Begin DATA EXCERPT

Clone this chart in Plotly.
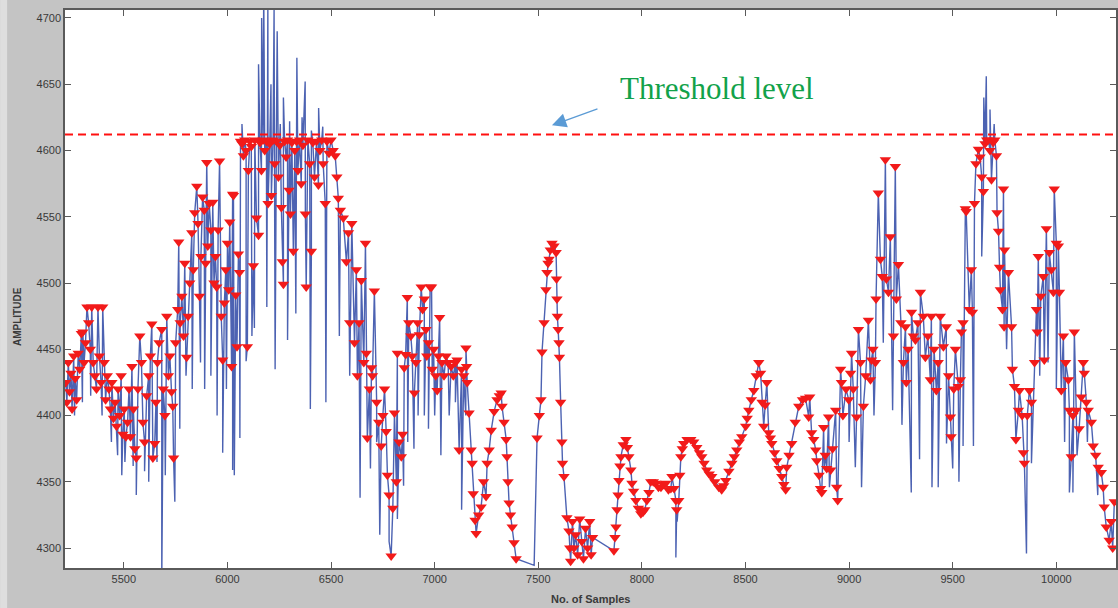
import plotly.graph_objects as go

# ---------------- data ----------------
threshold = 4612

peak_x = [
    5220,5225,5232,5238,5245,5250,5258,5265,5272,5280,
    5287,5295,5302,5308,5315,5322,5330,5338,5345,5352,
    5360,5368,5375,5382,5390,5398,5405,5412,5420,5428,
    5435,5442,5450,5458,5465,5472,5480,5487,5495,5502,
    5510,5518,5525,5532,5539,5546,5553,5560,5568,5577,
    5585,5592,5600,5610,5620,5628,5635,5640,5649,5655,
    5662,5670,5683,5690,5698,5707,5715,5722,5730,5736,
    5740,5750,5760,5765,5772,5780,5788,5794,5803,5810,
    5818,5828,5835,5842,5852,5858,5865,5872,5880,5888,
    5895,5900,5905,5912,5920,5929,5935,5942,5948,5955,
    5962,5970,5977,5985,5992,6000,6006,6011,6020,6025,
    6029,
    6040,6046,6053,6058,6063,6070,6077,6083,6090,6096,
    6101,6108,6115,6125,6132,6140,6150,6157,6164,6172,
    6180,6188,6196,6204,6212,6220,6228,6236,6246,6253,
    6260,6265,6270,6276,6283,6290,6297,6304,6311,6318,
    6325,6333,6340,6348,6356,6364,6376,6380,6388,6397,
    6405,6412,6420,6430,6439,6446,6455,6462,6472,6480,
    6490,6500,6510,6520,6528,6535,6545,6559,6574,6584,
    6590,6600,6613,6622,6627,6635,6646,6658,6666,6670,
    6675,6685,6695,6700,6709,6720,6730,6742,6750,6758,
    6766,6772,6780,6790,6798,6806,6815,6820,6828,6839,
    6845,6853,6860,6868,
    6875,6885,6892,6902,6910,6918,6926,6935,6942,6950,
    6958,6962,6970,6978,6985,6988,6995,7005,7012,7018,
    7024,7035,7045,7055,7065,7079,7090,7100,7108,7118,
    7130,7140,7151,7154,7157,7166,7176,7181,7186,7195,
    7200,7212,7224,7236,7248,7253,7263,7273,7287,7301,
    7312,7321,7325,7335,7345,7349,7354,7359,7366,7374,
    7383,7393,
    7494,7505,7513,7518,7528,7537,7542,7547,7552,7558,
    7566,7576,7586,7588,7590,7592,7596,7600,7602,7608,
    7614,7617,7624,7638,7648,7652,7656,7665,7672,7680,
    7690,7700,7710,7718,7728,7738,7748,7755,7762,
    7865,7870,7875,7880,7885,7889,7894,7899,7910,7923,
    7930,7937,7947,7952,7960,7971,7983,7995,8005,8014,
    8024,8034,8043,8055,8067,8080,8092,8104,8115,8128,
    8140,8145,8155,8164,8168,8178,8183,8188,8195,8202,
    8218,8236,8250,8265,8278,8289,8300,8313,8325,8337,
    8352,8371,8385,8395,8405,8420,8434,8446,8458,8470,
    8482,8501,8508,8516,8528,8540,8552,8564,8573,8580,
    8588,8595,8603,8612,8620,8627,8640,8651,8663,8675,
    8685,8694,8699,8710,8723,8740,8757,8775,8790,8805,
    8810,8819,8829,8839,8844,8855,8862,8868,
    8877,8885,8892,8901,8911,8920,8935,8940,8945,8959,
    8963,8970,8985,8998,9007,9012,9020,9036,9045,9055,
    9069,9080,9093,9103,9108,9115,9127,9130,9141,9151,
    9160,9175,9180,9190,9199,9214,9223,9228,9238,9250,
    9262,9272,9276,9285,9301,9310,9320,9332,9344,9358,
    9368,9380,9392,9397,9410,9421,9430,9440,9455,9469,
    9480,9489,9492,9505,9513,9527,9537,9542,9550,
    9561,9565,9580,9590,9595,9605,9612,9624,9632,9640,
    9648,9656,9664,9672,9680,9687,9695,9703,9711,9714,
    9721,9726,9730,9740,9745,9748,9750,9769,9784,9788,
    9798,9805,9817,9822,9835,9841,9846,9860,9870,9880,
    9895,9904,9908,9913,9925,9937,9942,9952,9966,9976,
    9986,9990,10000,10010,10015,10024,10034,10045,10058,10063,
    10072,10080,10087,10096,10110,10120,10130,10135,10145,10154,
    10169,10178,10190,10202,10217,10226,10231,10241,10255,10265,
    10272,10280,
]

peak_y = [
    4425,4410,4440,4418,4432,4405,4445,4428,4412,4447,
    4435,4462,4463,4440,4455,4482,4470,4450,4482,4440,
    4430,4420,4482,4445,4425,4482,4440,4412,4430,4420,
    4405,4425,4398,4410,4392,4420,4400,4430,4386,4405,
    4384,4395,4420,4384,4437,4405,4375,4368,4420,4460,
    4440,4395,4380,4415,4430,4445,4469,4368,4379,4410,
    4440,4455,4465,4420,4400,4475,4430,4445,4418,4407,
    4368,4455,4480,4531,4470,4490,4460,4515,4444,4475,
    4500,4538,4510,4553,4573,4545,4490,4520,4565,4555,
    4515,4591,4528,4560,4540,4561,4500,4520,4497,4540,
    4592,4475,4442,4485,4510,4530,4495,4546,4437,4567,
    4566,
    4491,4452,4522,4508,4607,4605,4596,4608,4600,4452,
    4585,4607,4603,4513,4608,4549,4536,4606,4585,4608,
    4600,4607,4560,4605,4566,4608,4590,4607,4580,4604,
    4557,4516,4499,4607,4595,4608,4570,4552,4606,4524,
    4600,4607,4585,4608,4575,4604,4552,4497,4608,4590,
    4524,4606,4580,4607,4574,4600,4608,4590,4560,4607,
    4598,4608,4600,4596,4580,4564,4555,4549,4516,4538,
    4470,4545,4455,4510,4430,4470,4502,4440,4530,4447,
    4383,4420,4436,4430,4494,4410,4395,4377,4400,4420,
    4388,4355,4340,4294,4330,4402,4350,4447,4380,4369,
    4386,4436,4446,4489,
    4470,4460,4445,4417,4440,4470,4461,4497,4480,4488,
    4465,4445,4455,4497,4497,4435,4450,4430,4419,4445,
    4474,4440,4430,4445,4440,4437,4430,4440,4442,4374,
    4435,4430,4451,4437,4425,4402,4374,4364,4341,4321,
    4311,4325,4331,4350,4339,4364,4374,4389,4403,4412,
    4415,4417,4407,4395,4382,4369,4350,4334,4325,4316,
    4304,4292,
    4383,4400,4412,4448,4470,4495,4508,4515,4518,4525,
    4530,4528,4523,4503,4488,4475,4465,4455,4444,4410,
    4380,4364,4354,4323,4313,4300,4290,4320,4300,4310,
    4295,4322,4305,4292,4315,4300,4320,4295,4308,
    4298,4308,4316,4329,4340,4351,4362,4369,4378,4382,
    4376,4369,4359,4349,4343,4336,4330,4326,4327,4329,
    4336,4342,4350,4350,4349,4346,4346,4348,4349,4344,
    4345,4354,4345,4336,4329,4336,4355,4369,4375,4379,
    4382,4382,4380,4376,4372,4369,4364,4359,4356,4354,
    4350,4346,4344,4347,4351,4358,4364,4369,4374,4380,
    4384,4392,4398,4404,4412,4419,4430,4440,4432,4410,
    4392,4408,4425,4387,4383,4379,4372,4366,4360,4354,
    4348,4344,4361,4370,4379,4395,4407,4412,4413,4399,
    4414,4387,4382,4374,4366,4355,4345,4342,
    4391,4370,4360,4399,4359,4375,4404,4346,4336,4435,
    4425,4400,4420,4412,4432,4447,4420,4399,4465,4440,
    4407,4430,4472,4427,4442,4450,4440,4488,4568,4518,
    4505,4593,4503,4493,4535,4460,4588,4488,4514,4470,
    4440,4467,4425,4450,4478,4460,4457,4470,4493,4475,
    4444,4460,4427,4475,4450,4419,4440,4475,4452,4467,
    4430,4399,4384,4420,4450,4422,4427,4463,4470,
    4556,4554,4480,4510,4478,4560,4590,4601,4595,4580,
    4569,4605,4608,4608,4600,4578,4606,4608,4596,4553,
    4539,4512,4495,4480,4571,4467,4525,4508,4467,4435,
    4422,4382,4404,4419,4400,4372,4364,4400,4419,4410,
    4440,4480,4463,4520,4490,4505,4442,4541,4523,4510,
    4493,4571,4530,4528,4493,4419,4460,4440,4427,4404,
    4369,4400,4463,4404,4390,4414,4440,4432,4410,4404,
    4395,4377,4370,4361,4357,4346,4331,4316,4306,4320,
    4300,4335,
]

# signal excursions (spike tips) between the detected peaks
spike_x = [
    5262,5300,5340,5395,5440,5470,5490,5505,5545,5560,
    5600,5620,5660,5683,5700,5746,5770,5800,5830,5870,
    5890,5920,5950,5977,5995,6025,
    6033,6060,6070,6090,6118,6130,6150,6165,6175,6190,
    6195,6210,6225,6230,6240,6255,6270,6290,6300,6330,
    6335,6360,6375,6400,6405,6440,6460,6475,6540,6590,
    6640,6690,6720,6735,6780,6820,6850,6870,
    6900,6920,6950,6970,7000,7030,7070,7100,7130,7150,7480,
    8164,8170,
    8880,8905,8950,9000,9030,9060,9120,9165,9210,9255,
    9300,9340,9400,9430,9470,9500,9530,9550,
    9600,9640,9650,9662,9680,9700,9760,9856,9880,9920,
    9960,10000,10040,10063,10080,10100,10150,10200,
]
spike_y = [
    4400,4410,4415,4400,4380,4370,4355,4365,4362,4340,
    4358,4350,4365,4275,4355,4335,4390,4430,4420,4440,
    4420,4430,4400,4372,4420,4359,
    4355,4383,4620,4441,4460,4466,4665,4700,4720,4482,
    4712,4650,4706,4435,4690,4620,4640,4457,4622,4477,
    4670,4625,4652,4405,4615,4632,4618,4410,4460,4430,
    4338,4360,4380,4310,4305,4322,4347,4380,
    4375,4400,4400,4390,4400,4370,4400,4410,4329,4400,4287,
    4293,4320,
    4361,4346,4372,4380,4361,4346,4400,4455,4404,4393,
    4342,4367,4346,4346,4379,4360,4350,4377,
    4377,4520,4640,4656,4631,4620,4450,4296,4364,4430,
    4440,4420,4380,4342,4342,4370,4380,4340,
]

x_ticks = [5500, 6000, 6500, 7000, 7500, 8000, 8500, 9000, 9500, 10000]
y_ticks = [4300, 4350, 4400, 4450, 4500, 4550, 4600, 4650, 4700]

if len(peak_x) != len(peak_y) or len(spike_x) != len(spike_y):
    raise ValueError(f"length mismatch {len(peak_x)} {len(peak_y)} {len(spike_x)} {len(spike_y)}")

# signal = peaks and spike tips merged in sample order
pts = sorted(list(zip(peak_x, peak_y)) + list(zip(spike_x, spike_y)), key=lambda p: p[0])
line_x = [p[0] for p in pts]
line_y = [p[1] for p in pts]

fig = go.Figure()
fig.add_trace(go.Scatter(
    x=line_x, y=line_y, mode="lines",
    line=dict(color="rgba(45,70,165,0.85)", width=1.4),
    showlegend=False, hoverinfo="skip",
))
fig.add_trace(go.Scatter(
    x=peak_x, y=peak_y, mode="markers",
    marker=dict(symbol="triangle-down", size=10, color="#f21a1a",
                line=dict(width=0)),
    showlegend=False,
))

fig.add_shape(type="line", xref="paper", x0=0, x1=1, yref="y", y0=threshold, y1=threshold,
              line=dict(color="#ff1010", width=2, dash="8px,5px"))
# light strip at the far left of the figure
fig.add_shape(type="rect", xref="paper", yref="paper", x0=-65/1053, x1=-58/1053,
              y0=-40/558, y1=1 + 10/558, fillcolor="#dedede", line=dict(width=0), layer="below")

# arrow to threshold line
fig.add_annotation(x=7566, y=4619, xref="x", yref="y", text="", showarrow=True,
                   ax=47, ay=-17, arrowcolor="#5b9bd5", arrowhead=2,
                   arrowsize=2.2, arrowwidth=1.3)
fig.add_annotation(x=8361, y=4647, xref="x", yref="y", text="Threshold level",
                   showarrow=False, xanchor="center", yanchor="middle",
                   font=dict(family="Liberation Serif", size=31, color="#12a24a"))

# axis titles
fig.add_annotation(x=0.5, y=0, xref="paper", yref="paper", yshift=-23,
                   text="<b>No. of Samples</b>", showarrow=False,
                   xanchor="center", yanchor="top",
                   font=dict(family="Liberation Sans", size=11, color="#3a3a3a"))
fig.add_annotation(x=-47/1053, y=0.45, xref="paper", yref="paper",
                   text="<b>AMPLITUDE</b>", showarrow=False, textangle=-90,
                   xanchor="center", yanchor="middle",
                   font=dict(family="Liberation Sans", size=10, color="#3a3a3a"))

axis_common = dict(
    showgrid=False, zeroline=False, showline=True, linecolor="#5a5a5a", linewidth=1.5,
    mirror="ticks", ticks="inside", ticklen=6, tickcolor="#5a5a5a", tickwidth=1,
    tickfont=dict(family="Liberation Sans", size=11, color="#3a3a3a"),
)
fig.update_xaxes(range=[5216, 10288], tickvals=x_ticks, ticktext=[str(v) for v in x_ticks],
                 **axis_common)
fig.update_yaxes(range=[4285, 4706], tickvals=y_ticks, ticktext=[str(v) for v in y_ticks],
                 **axis_common)

fig.update_layout(
    width=1118, height=608,
    margin=dict(l=65, r=0, t=10, b=40),
    paper_bgcolor="#c4c4c4", plot_bgcolor="white",
    showlegend=False,
)

fig.write_html("out.html", config={"displayModeBar": False},
               post_script="document.body.style.margin='0';document.body.style.overflow='hidden';")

End DATA EXCERPT

• **REQUIRED TASK**: Repeat the lines exactly as they stand, from the opening line of the data through the line with "threshold = 4612". Pictures stay out of the copy.

• **ANSWER TO THIS PROBLEM**:
Clone this chart in Plotly.
import plotly.graph_objects as go

# ---------------- data ----------------
threshold = 4612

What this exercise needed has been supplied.